Robert Anderson is partner at FTV Capital
“Integrated vertical software with payment functionality, especially for small and mid-sized businesses, will continue to experience significant growth. As electronic payments grow towards ubiquity, the integration of payments into value-added software solutions provides tremendous value for businesses. Most merchants already have point-of-sale systems, but often lack purpose-built software to run, manage and grow their businesses while putting the customer first.
For example, the owner of a hair salon who rents out all 10 chairs to 10 different stylists, can use one solution to manage appointment bookings, stylist calendars, CRM/notifications, email marketing, promotions, inventory and handle payments. These vertical software providers not only more intimately understand their target markets, like health & wellness or retail, but also give SMBs more control over how they interact with customers and streamline the payments experience. The next generation of SMB payments will be characterized by valued-added functionality and vertical expertise.”
Will Reeves is the CEO of Fold:
“One of the biggest trends in payments that we will see continue into 2020 is adoption of credit card alternatives by vendors. Merchants like Walmart and Target have realized that by incentivizing their customers to use their own payment rails, they can avoid costly credit card fees and chargebacks, thereby generating much better ROI. As more companies discover the benefits of credit card payment alternatives, we will see development of more merchant-agnostic software that can be adopted by any vendor as a payments solution. Additionally, consumers will save more by taking advantage of the special discounts and rewards offered by merchants to encourage them to choose their payment method.”
David Poole is the head of the Financial Services Center of Excellence at Publicis Sapient
“The biggest payment trend for 2020 is simplicity. The rapid pace of payment innovation has resulted in a proliferation of new ways to pay making the point-of-sale cluttered with logos and complex and confusing for customers. 2020 will be the year it starts to get simpler. We’ve seen the first instances of a combined click to pay button with the EMV SRC logo, live now on a few sites with more to come in 2020 replacing Masterpass and Visa Checkout.

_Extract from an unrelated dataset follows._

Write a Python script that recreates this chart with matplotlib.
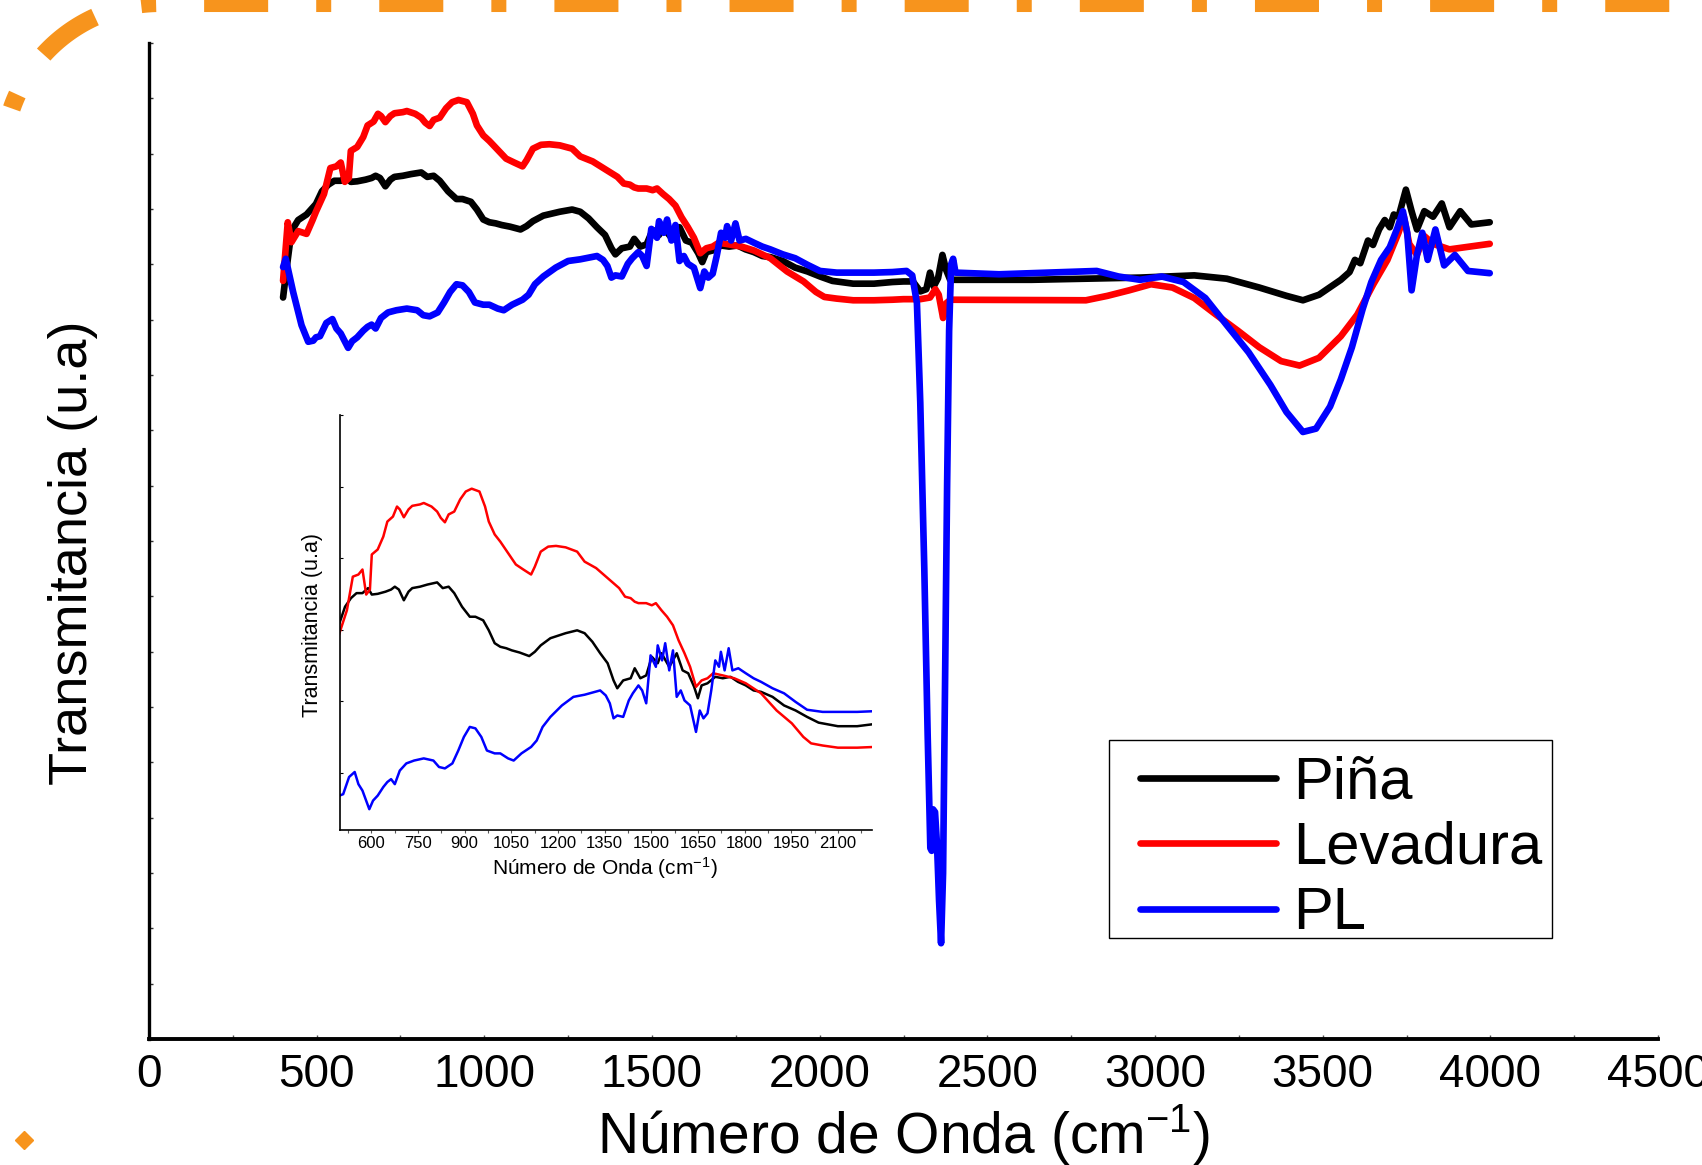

We’ll see fewer buttons, fewer steps in the process with increased adoption of stored payment within the browser, and fewer separate apps, replaced instead with effective one-stop services. A great example is PayPal acquiring coupon-ing service Honey, where the frustrating task of finding a valid coupon is now built into checkout. Expect more mergers and acquisitions to offer one-stop convenience. These lighter, accessible experiences will ensure payments are relegated to the background, and the emphasis can shift instead to using customer data to add value before and after the transaction, adapting the experience to the way the customer wants it and is most confident in how to access it.”